XGBoost has been used to obtain record-breaking results on many machine learning competitions, but have quite a lot of hyperparameters that need to be carefully tuned to get the best performance.

For more information, see the documentation for [XGBoost Parameters](https://xgboost.readthedocs.io/en/latest/parameter.html).

In [None]:
# instantiate params
params = {}

# general params
general_params = {'verbosity': 2}
params.update(general_params)

# booster params
booster_params = {'tree_method': 'gpu_hist'}
params.update(booster_params)

# learning task params
learning_task_params = {'objective': 'multi:softmax', 'num_class': 10}
params.update(learning_task_params)

print(params)

We specify the number of boosted trees and are then ready to train our gradient boosted trees model.

In [None]:
%%time

num_round = 100
clf_xgb = xgb.train(params, dtrain, num_round)

### Inference

Inference is also run on the GPU, so it should be rather fast.

In [None]:
%%time

pred_xgb = clf_xgb.predict(dtest)
print('Predicted', len(pred_xgb), 'digits with accuracy:', accuracy_score(y_test, pred_xgb))
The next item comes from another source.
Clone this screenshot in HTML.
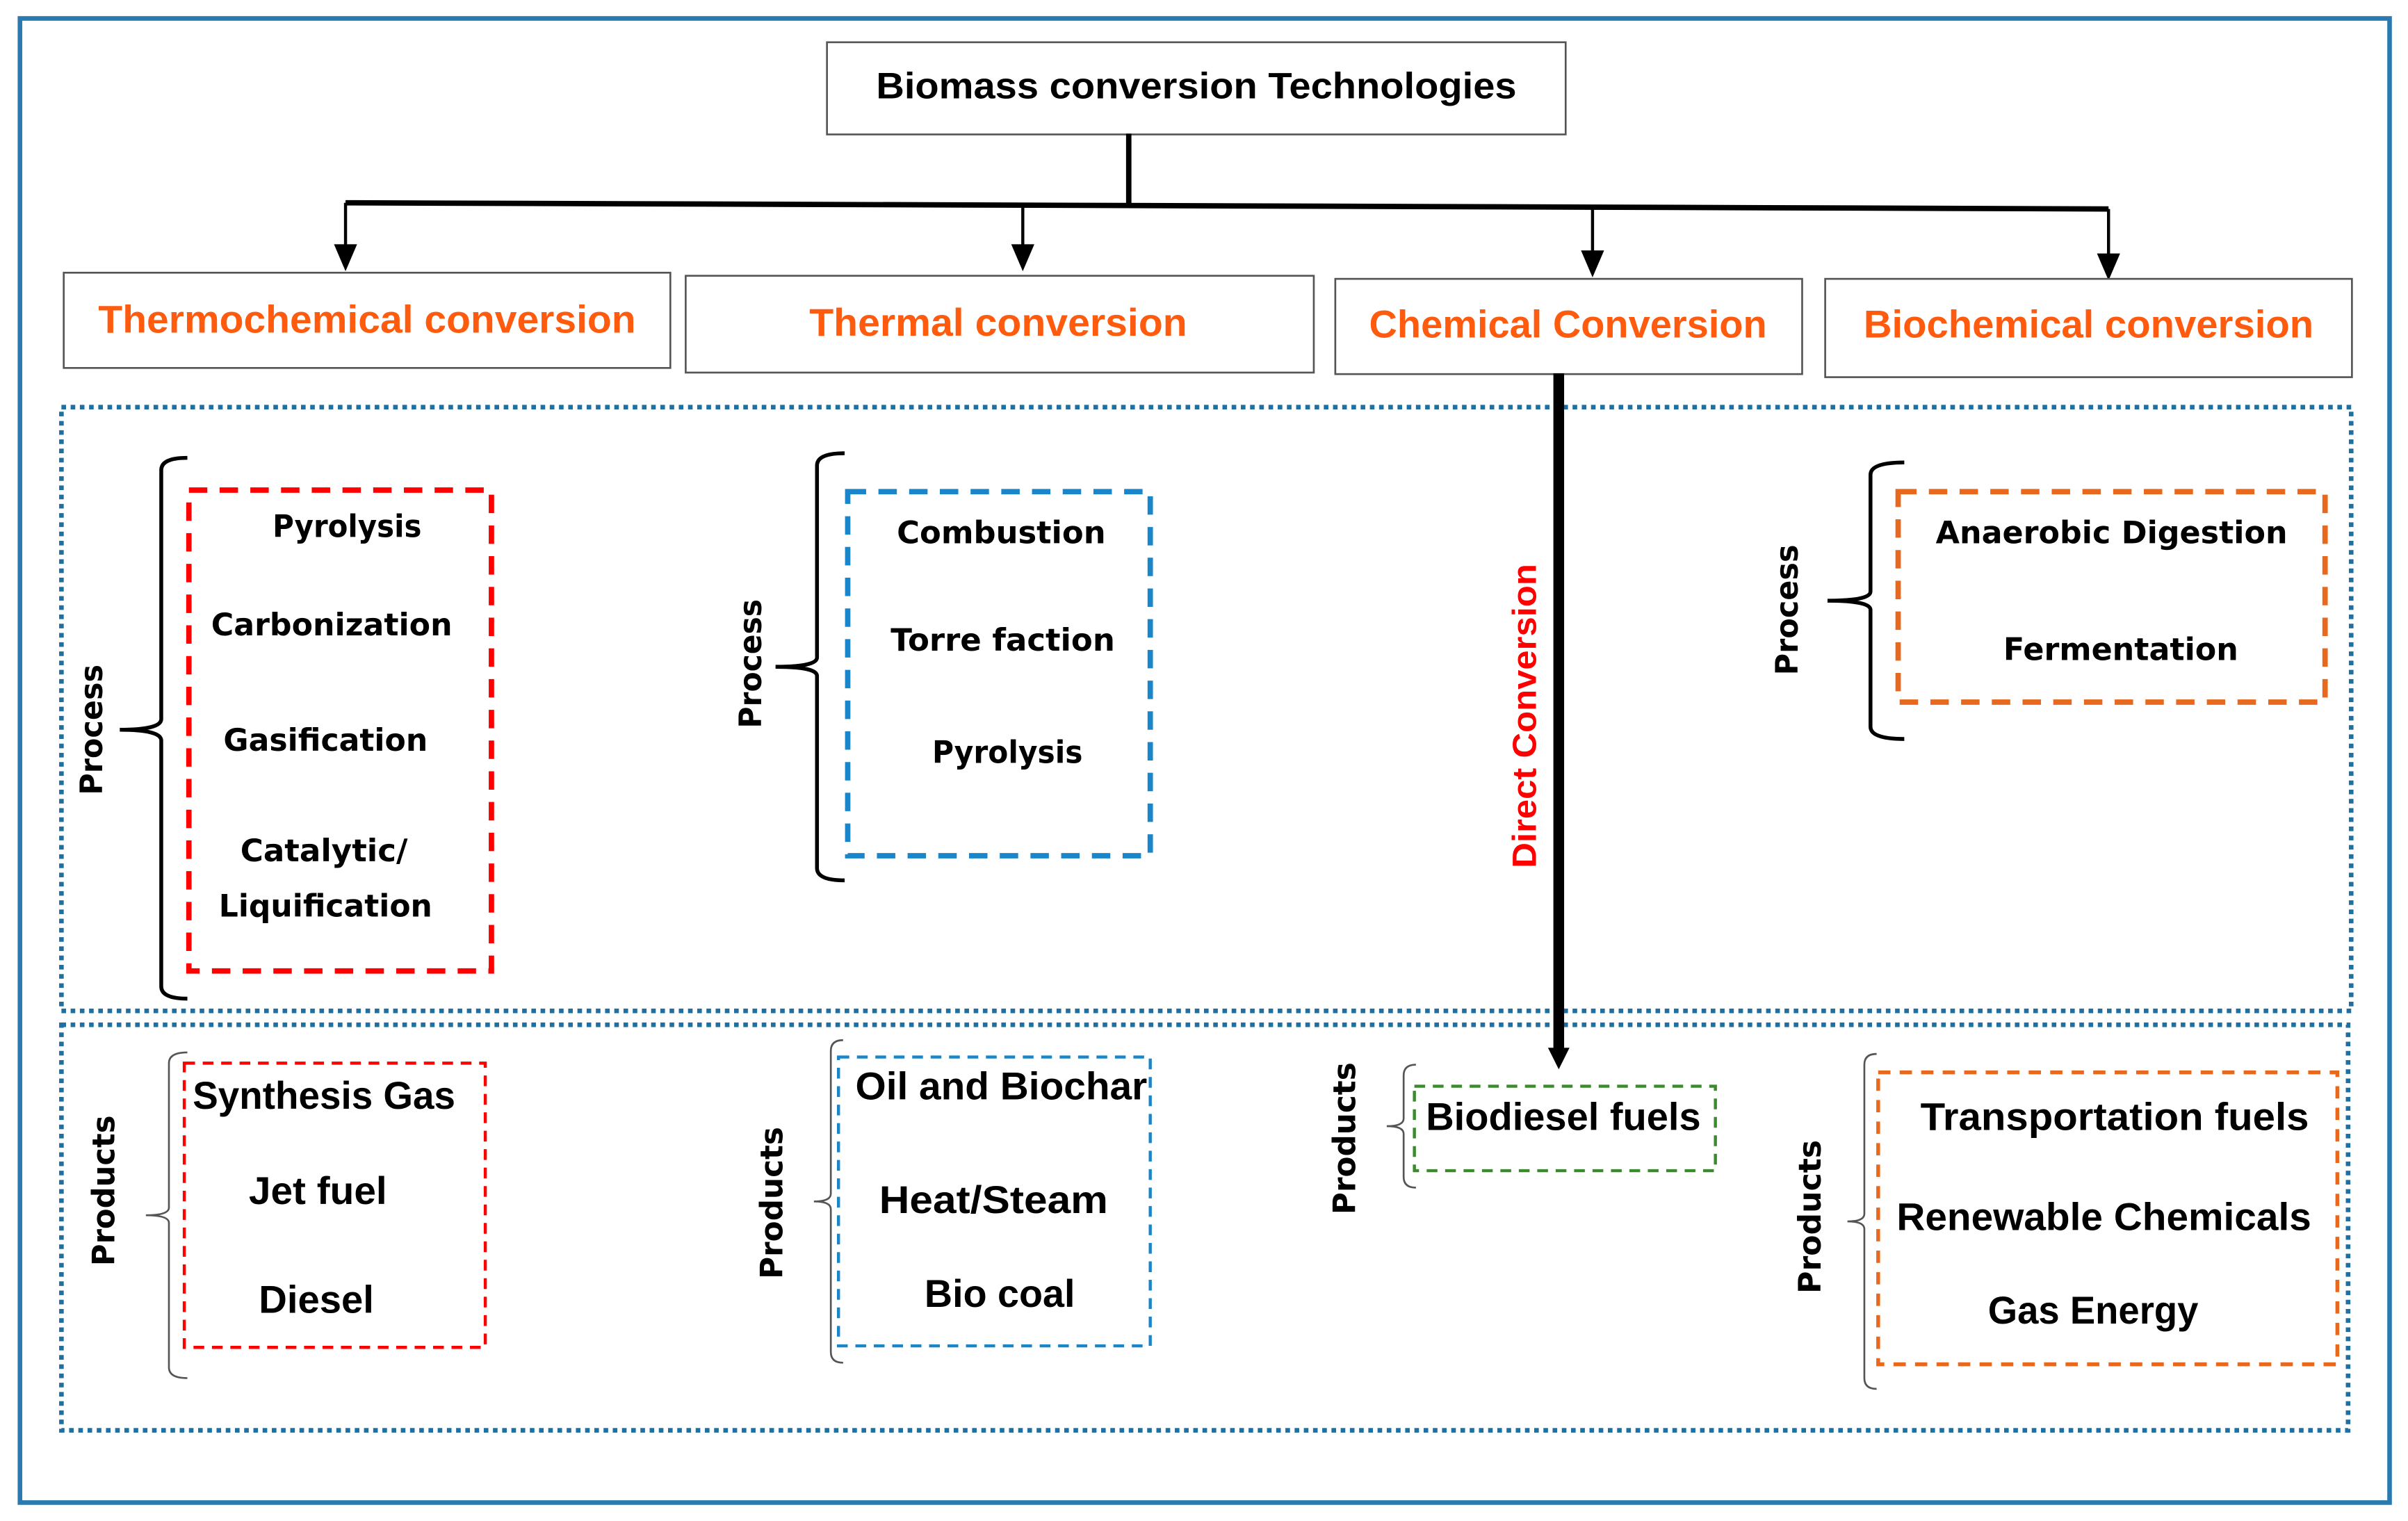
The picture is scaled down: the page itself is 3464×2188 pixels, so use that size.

You can also use `show_failures()` to inspect the failures, and calculate the confusion matrix and other metrics as was done with the random forest above.

## Model tuning

Study the documentation of the different decision tree models used in this notebook ([cuml random forest](https://rapidsai.github.io/projects/cuml/en/0.11.0/api.html#cuml.ensemble.RandomForestClassifier) and [XGBoost gradient boosted trees](https://xgboost.readthedocs.io/en/latest/)), and experiment with different hyperparameter values.  

Report the highest classification accuracy you manage to obtain for each model type.  Also mark down the parameters you used, so others can try to reproduce your results.